I felt an instant wave of regret.

 

Lody was ten years older than me. I had only really met him once in person when I was in seventh grade and even then, I’m doubtful if we really did meet. We had, for all practical purposes lived very separate and individual lives. I didn’t know his exact sense of humor. I didn’t know what type of garden he enjoyed.

 

He had been married in 1993. The same year as me. He worked successfully in Amsterdam until that is, he became too sick. He joined Facebook about the same time as myself and on a cold day in January of 2010 he and I became “friends.” 

 

Later on, I would discover that while the analytics behind the monster FB program was helpful, it was Lody who brought all of the disparate members of the family together. He began the Karsseboom Family Page and took the time to welcome and organize and introduce. 

 

While I was watching cat videos and snickering to myself late into the night, Lody found lost family throughout Holland, Indonesia and South Africa and brought them together. Covertly I found myself glad to be part of his family movement.

 

He was like an unexpected, secret garden that I never had to tend. He kept “in touch” by commenting and complimenting and always, encouraging. One time he remarked on a photo posted of myself and brothers and sons. 

 

“What r u wearing, a gardening dress?” (It was my gardening kilt.)  He made me laugh.  I didn’t comment back.

 

That unfortunately was part of my regret.  Later, I learned (while outside in the garden) that Lody wasn’t expected to live more than three weeks. When I thought about it, it was about the time it takes an average perennial’s bloom to flower…and finish; the same time it takes for a tree to turn color and drop its leaves. I thought it best to write him a Facebook message to let him know that he made a difference to me.

 

Except, I didn’t.

 

I’ve learned that taking a moment in the garden is exactly that; a snapshot in time. The garden changes from day to day, plants and flowers tilt and color, daylight casts various shades and shadows, winds and breezes rustle through leaves, fragrance sometimes lingers.

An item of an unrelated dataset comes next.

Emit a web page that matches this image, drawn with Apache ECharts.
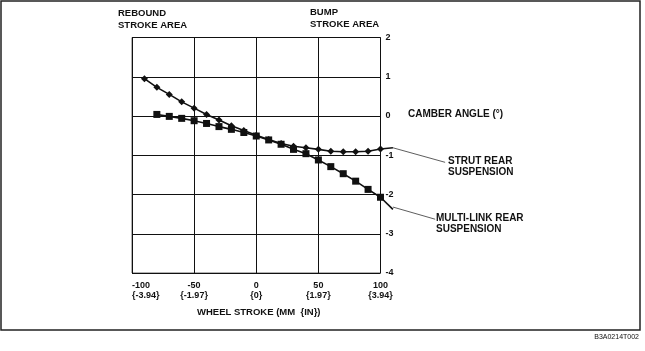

If I pay attention, it can be as different a scene from moment to moment as an action thriller movie.

 

And that’s the real trick. Days follow another without any accounting of how many we have left. “Write Lody a letter” made it to my list but it got no further. I wanted to tell him that from this far away distance and through his sheer generosity he had made an impact. That through him, he taught me to pay attention to those around me because it can make a difference; sometimes in ways we can’t possibly notice.  Lody, in a way, told me to be present more. 

 

Late one night I searched his last entries on Facebook. His very last one was two days before he died. He took the time to wish my nephew, his cousin once removed, a happy birthday. It was another simple gesture of generosity.

 

The next morning as I began another day in the garden, the morning was serene and cold and still. I watched the leaves from an amazingly colorful maple quietly fall to the ground one by one. It was the ending of a season and the beginning of another it seemed and I thought of my distant, now lost, cousin. It was another chance I supposed, thanks to him, to start again. This time I won’t hesitate.